:: Problem to work on ::
Give the material once more, word for word, without any images.
=-=-=-=-=
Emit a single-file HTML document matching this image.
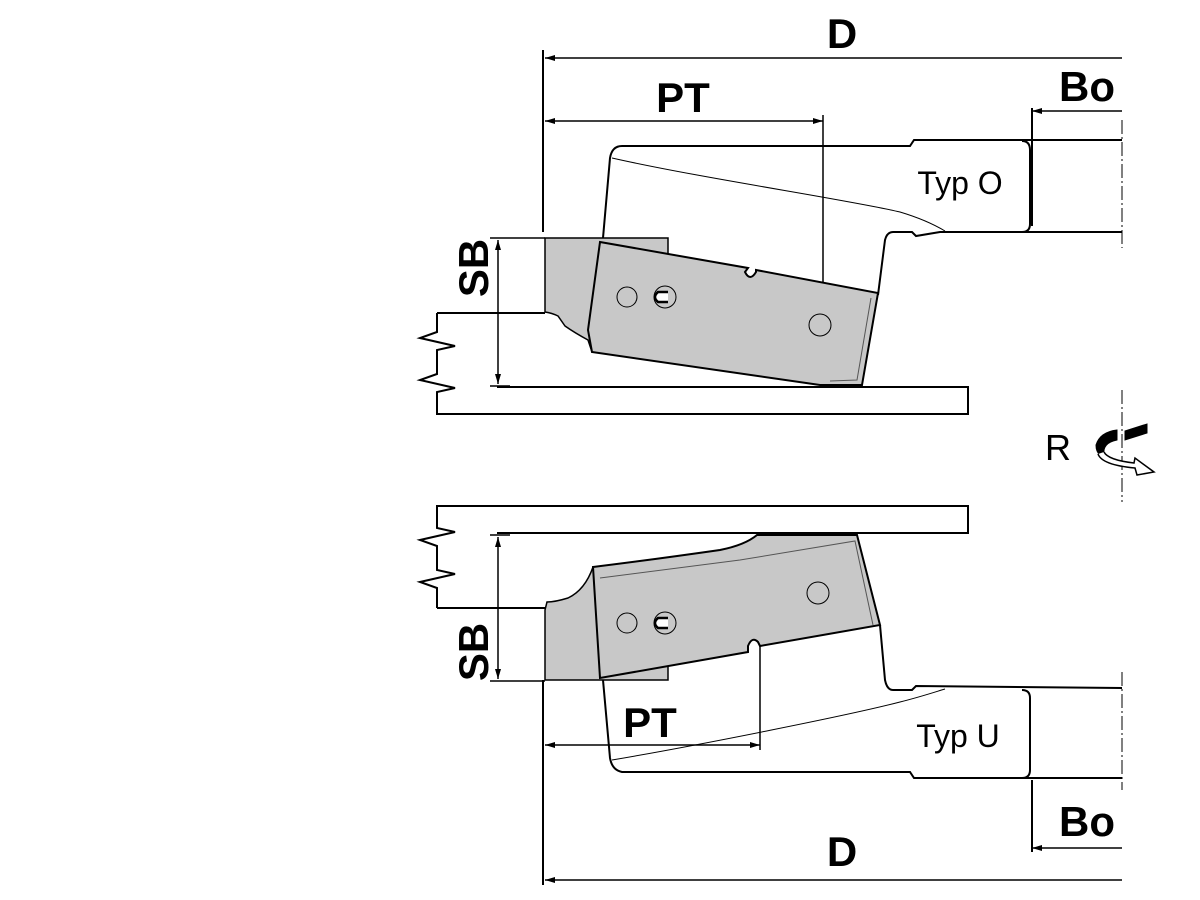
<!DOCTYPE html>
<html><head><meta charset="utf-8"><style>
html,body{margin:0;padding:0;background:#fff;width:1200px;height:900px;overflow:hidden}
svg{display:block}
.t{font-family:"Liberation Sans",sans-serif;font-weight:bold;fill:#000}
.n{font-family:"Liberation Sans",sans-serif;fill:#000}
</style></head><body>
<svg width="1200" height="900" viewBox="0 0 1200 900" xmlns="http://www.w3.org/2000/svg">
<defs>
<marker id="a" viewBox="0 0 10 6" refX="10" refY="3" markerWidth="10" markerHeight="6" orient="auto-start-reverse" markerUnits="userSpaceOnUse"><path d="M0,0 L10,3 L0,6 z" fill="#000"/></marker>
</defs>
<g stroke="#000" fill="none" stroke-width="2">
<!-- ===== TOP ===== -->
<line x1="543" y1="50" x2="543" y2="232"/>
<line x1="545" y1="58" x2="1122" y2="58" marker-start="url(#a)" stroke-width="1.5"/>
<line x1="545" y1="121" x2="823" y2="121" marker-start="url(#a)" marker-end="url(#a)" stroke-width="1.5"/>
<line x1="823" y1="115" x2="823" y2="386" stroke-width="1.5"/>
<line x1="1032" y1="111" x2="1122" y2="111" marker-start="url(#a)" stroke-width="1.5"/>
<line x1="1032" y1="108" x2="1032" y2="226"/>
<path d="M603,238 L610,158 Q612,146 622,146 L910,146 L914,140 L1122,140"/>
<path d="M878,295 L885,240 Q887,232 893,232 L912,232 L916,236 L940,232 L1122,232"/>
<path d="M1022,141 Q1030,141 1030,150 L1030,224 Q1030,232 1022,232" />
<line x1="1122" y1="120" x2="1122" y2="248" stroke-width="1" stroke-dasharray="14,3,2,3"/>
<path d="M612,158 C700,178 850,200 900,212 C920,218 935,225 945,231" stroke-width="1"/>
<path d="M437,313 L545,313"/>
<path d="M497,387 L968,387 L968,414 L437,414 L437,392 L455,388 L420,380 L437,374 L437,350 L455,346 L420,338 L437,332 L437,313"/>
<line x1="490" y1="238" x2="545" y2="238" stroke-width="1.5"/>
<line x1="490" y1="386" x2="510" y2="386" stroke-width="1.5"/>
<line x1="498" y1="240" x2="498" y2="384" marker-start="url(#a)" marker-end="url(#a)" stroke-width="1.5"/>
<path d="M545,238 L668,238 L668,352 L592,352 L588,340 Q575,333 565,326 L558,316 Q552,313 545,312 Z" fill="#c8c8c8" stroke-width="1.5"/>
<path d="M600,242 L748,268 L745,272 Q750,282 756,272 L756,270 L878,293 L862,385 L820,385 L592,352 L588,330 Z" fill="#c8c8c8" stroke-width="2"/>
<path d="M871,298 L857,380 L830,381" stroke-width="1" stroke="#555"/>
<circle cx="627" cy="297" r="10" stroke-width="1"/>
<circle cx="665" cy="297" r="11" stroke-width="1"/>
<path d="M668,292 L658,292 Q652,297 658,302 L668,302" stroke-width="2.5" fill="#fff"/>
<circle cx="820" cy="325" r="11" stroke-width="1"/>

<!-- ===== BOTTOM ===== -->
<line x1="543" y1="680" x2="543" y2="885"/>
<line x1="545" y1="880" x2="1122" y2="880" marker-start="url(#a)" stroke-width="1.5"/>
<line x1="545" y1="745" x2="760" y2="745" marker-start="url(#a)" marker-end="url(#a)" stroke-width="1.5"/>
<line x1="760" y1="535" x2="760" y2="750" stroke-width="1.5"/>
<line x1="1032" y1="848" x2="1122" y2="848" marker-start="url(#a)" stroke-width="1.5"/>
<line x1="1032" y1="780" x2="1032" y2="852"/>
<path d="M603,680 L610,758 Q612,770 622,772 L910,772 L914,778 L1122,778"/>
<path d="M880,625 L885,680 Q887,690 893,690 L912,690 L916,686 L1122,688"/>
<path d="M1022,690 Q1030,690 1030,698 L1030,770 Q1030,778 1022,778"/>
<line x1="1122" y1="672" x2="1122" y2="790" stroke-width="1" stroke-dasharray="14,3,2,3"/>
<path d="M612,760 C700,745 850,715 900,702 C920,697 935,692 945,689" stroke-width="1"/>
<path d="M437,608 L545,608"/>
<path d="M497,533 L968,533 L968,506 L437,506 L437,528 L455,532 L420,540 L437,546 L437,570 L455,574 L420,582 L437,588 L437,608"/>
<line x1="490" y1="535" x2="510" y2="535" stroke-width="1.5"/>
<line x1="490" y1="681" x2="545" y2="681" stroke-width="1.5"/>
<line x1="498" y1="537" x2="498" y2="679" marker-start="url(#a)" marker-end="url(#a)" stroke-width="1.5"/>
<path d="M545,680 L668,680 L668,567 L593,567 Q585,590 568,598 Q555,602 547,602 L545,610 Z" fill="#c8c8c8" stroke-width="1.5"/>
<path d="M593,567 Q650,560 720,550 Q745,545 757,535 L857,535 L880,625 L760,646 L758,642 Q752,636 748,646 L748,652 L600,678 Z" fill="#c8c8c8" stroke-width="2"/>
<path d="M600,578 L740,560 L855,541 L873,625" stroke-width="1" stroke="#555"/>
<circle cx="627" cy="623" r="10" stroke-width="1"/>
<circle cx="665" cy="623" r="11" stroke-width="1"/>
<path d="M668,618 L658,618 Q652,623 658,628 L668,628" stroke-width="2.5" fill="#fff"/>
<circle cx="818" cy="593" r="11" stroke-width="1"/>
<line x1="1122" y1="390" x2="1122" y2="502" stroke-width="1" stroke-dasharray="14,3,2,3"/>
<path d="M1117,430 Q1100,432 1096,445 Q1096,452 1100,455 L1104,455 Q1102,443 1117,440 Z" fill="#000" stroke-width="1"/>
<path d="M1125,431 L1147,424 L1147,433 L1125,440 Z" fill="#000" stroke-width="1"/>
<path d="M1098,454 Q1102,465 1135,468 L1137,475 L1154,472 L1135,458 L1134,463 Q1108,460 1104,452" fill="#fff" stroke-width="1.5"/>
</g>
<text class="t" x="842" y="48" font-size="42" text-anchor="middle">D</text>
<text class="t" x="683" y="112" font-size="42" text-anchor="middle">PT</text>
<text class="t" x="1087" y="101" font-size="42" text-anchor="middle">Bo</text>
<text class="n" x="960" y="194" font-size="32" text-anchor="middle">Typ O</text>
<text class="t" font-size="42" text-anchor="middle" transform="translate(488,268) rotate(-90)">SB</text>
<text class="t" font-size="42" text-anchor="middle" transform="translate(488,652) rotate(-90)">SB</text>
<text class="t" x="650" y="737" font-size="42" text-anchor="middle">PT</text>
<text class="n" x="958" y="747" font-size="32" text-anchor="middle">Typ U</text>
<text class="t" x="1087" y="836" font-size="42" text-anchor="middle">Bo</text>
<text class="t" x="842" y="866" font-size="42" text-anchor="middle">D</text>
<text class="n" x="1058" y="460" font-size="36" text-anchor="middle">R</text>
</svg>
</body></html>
=-=-=-=-=
:: Correct output ::
Emit a single-file HTML document matching this image.
<!DOCTYPE html>
<html><head><meta charset="utf-8"><style>
html,body{margin:0;padding:0;background:#fff;width:1200px;height:900px;overflow:hidden}
svg{display:block}
.t{font-family:"Liberation Sans",sans-serif;font-weight:bold;fill:#000}
.n{font-family:"Liberation Sans",sans-serif;fill:#000}
</style></head><body>
<svg width="1200" height="900" viewBox="0 0 1200 900" xmlns="http://www.w3.org/2000/svg">
<defs>
<marker id="a" viewBox="0 0 10 6" refX="10" refY="3" markerWidth="10" markerHeight="6" orient="auto-start-reverse" markerUnits="userSpaceOnUse"><path d="M0,0 L10,3 L0,6 z" fill="#000"/></marker>
</defs>
<g stroke="#000" fill="none" stroke-width="2">
<!-- ===== TOP ===== -->
<line x1="543" y1="50" x2="543" y2="232"/>
<line x1="545" y1="58" x2="1122" y2="58" marker-start="url(#a)" stroke-width="1.5"/>
<line x1="545" y1="121" x2="823" y2="121" marker-start="url(#a)" marker-end="url(#a)" stroke-width="1.5"/>
<line x1="823" y1="115" x2="823" y2="386" stroke-width="1.5"/>
<line x1="1032" y1="111" x2="1122" y2="111" marker-start="url(#a)" stroke-width="1.5"/>
<line x1="1032" y1="108" x2="1032" y2="226"/>
<path d="M603,238 L610,158 Q612,146 622,146 L910,146 L914,140 L1122,140"/>
<path d="M878,295 L885,240 Q887,232 893,232 L912,232 L916,236 L940,232 L1122,232"/>
<path d="M1022,141 Q1030,141 1030,150 L1030,224 Q1030,232 1022,232" />
<line x1="1122" y1="120" x2="1122" y2="248" stroke-width="1" stroke-dasharray="14,3,2,3"/>
<path d="M612,158 C700,178 850,200 900,212 C920,218 935,225 945,231" stroke-width="1"/>
<path d="M437,313 L545,313"/>
<path d="M497,387 L968,387 L968,414 L437,414 L437,392 L455,388 L420,380 L437,374 L437,350 L455,346 L420,338 L437,332 L437,313"/>
<line x1="490" y1="238" x2="545" y2="238" stroke-width="1.5"/>
<line x1="490" y1="386" x2="510" y2="386" stroke-width="1.5"/>
<line x1="498" y1="240" x2="498" y2="384" marker-start="url(#a)" marker-end="url(#a)" stroke-width="1.5"/>
<path d="M545,238 L668,238 L668,352 L592,352 L588,340 Q575,333 565,326 L558,316 Q552,313 545,312 Z" fill="#c8c8c8" stroke-width="1.5"/>
<path d="M600,242 L748,268 L745,272 Q750,282 756,272 L756,270 L878,293 L862,385 L820,385 L592,352 L588,330 Z" fill="#c8c8c8" stroke-width="2"/>
<path d="M871,298 L857,380 L830,381" stroke-width="1" stroke="#555"/>
<circle cx="627" cy="297" r="10" stroke-width="1"/>
<circle cx="665" cy="297" r="11" stroke-width="1"/>
<path d="M668,292 L658,292 Q652,297 658,302 L668,302" stroke-width="2.5" fill="#fff"/>
<circle cx="820" cy="325" r="11" stroke-width="1"/>

<!-- ===== BOTTOM ===== -->
<line x1="543" y1="680" x2="543" y2="885"/>
<line x1="545" y1="880" x2="1122" y2="880" marker-start="url(#a)" stroke-width="1.5"/>
<line x1="545" y1="745" x2="760" y2="745" marker-start="url(#a)" marker-end="url(#a)" stroke-width="1.5"/>
<line x1="760" y1="535" x2="760" y2="750" stroke-width="1.5"/>
<line x1="1032" y1="848" x2="1122" y2="848" marker-start="url(#a)" stroke-width="1.5"/>
<line x1="1032" y1="780" x2="1032" y2="852"/>
<path d="M603,680 L610,758 Q612,770 622,772 L910,772 L914,778 L1122,778"/>
<path d="M880,625 L885,680 Q887,690 893,690 L912,690 L916,686 L1122,688"/>
<path d="M1022,690 Q1030,690 1030,698 L1030,770 Q1030,778 1022,778"/>
<line x1="1122" y1="672" x2="1122" y2="790" stroke-width="1" stroke-dasharray="14,3,2,3"/>
<path d="M612,760 C700,745 850,715 900,702 C920,697 935,692 945,689" stroke-width="1"/>
<path d="M437,608 L545,608"/>
<path d="M497,533 L968,533 L968,506 L437,506 L437,528 L455,532 L420,540 L437,546 L437,570 L455,574 L420,582 L437,588 L437,608"/>
<line x1="490" y1="535" x2="510" y2="535" stroke-width="1.5"/>
<line x1="490" y1="681" x2="545" y2="681" stroke-width="1.5"/>
<line x1="498" y1="537" x2="498" y2="679" marker-start="url(#a)" marker-end="url(#a)" stroke-width="1.5"/>
<path d="M545,680 L668,680 L668,567 L593,567 Q585,590 568,598 Q555,602 547,602 L545,610 Z" fill="#c8c8c8" stroke-width="1.5"/>
<path d="M593,567 Q650,560 720,550 Q745,545 757,535 L857,535 L880,625 L760,646 L758,642 Q752,636 748,646 L748,652 L600,678 Z" fill="#c8c8c8" stroke-width="2"/>
<path d="M600,578 L740,560 L855,541 L873,625" stroke-width="1" stroke="#555"/>
<circle cx="627" cy="623" r="10" stroke-width="1"/>
<circle cx="665" cy="623" r="11" stroke-width="1"/>
<path d="M668,618 L658,618 Q652,623 658,628 L668,628" stroke-width="2.5" fill="#fff"/>
<circle cx="818" cy="593" r="11" stroke-width="1"/>
<line x1="1122" y1="390" x2="1122" y2="502" stroke-width="1" stroke-dasharray="14,3,2,3"/>
<path d="M1117,430 Q1100,432 1096,445 Q1096,452 1100,455 L1104,455 Q1102,443 1117,440 Z" fill="#000" stroke-width="1"/>
<path d="M1125,431 L1147,424 L1147,433 L1125,440 Z" fill="#000" stroke-width="1"/>
<path d="M1098,454 Q1102,465 1135,468 L1137,475 L1154,472 L1135,458 L1134,463 Q1108,460 1104,452" fill="#fff" stroke-width="1.5"/>
</g>
<text class="t" x="842" y="48" font-size="42" text-anchor="middle">D</text>
<text class="t" x="683" y="112" font-size="42" text-anchor="middle">PT</text>
<text class="t" x="1087" y="101" font-size="42" text-anchor="middle">Bo</text>
<text class="n" x="960" y="194" font-size="32" text-anchor="middle">Typ O</text>
<text class="t" font-size="42" text-anchor="middle" transform="translate(488,268) rotate(-90)">SB</text>
<text class="t" font-size="42" text-anchor="middle" transform="translate(488,652) rotate(-90)">SB</text>
<text class="t" x="650" y="737" font-size="42" text-anchor="middle">PT</text>
<text class="n" x="958" y="747" font-size="32" text-anchor="middle">Typ U</text>
<text class="t" x="1087" y="836" font-size="42" text-anchor="middle">Bo</text>
<text class="t" x="842" y="866" font-size="42" text-anchor="middle">D</text>
<text class="n" x="1058" y="460" font-size="36" text-anchor="middle">R</text>
</svg>
</body></html>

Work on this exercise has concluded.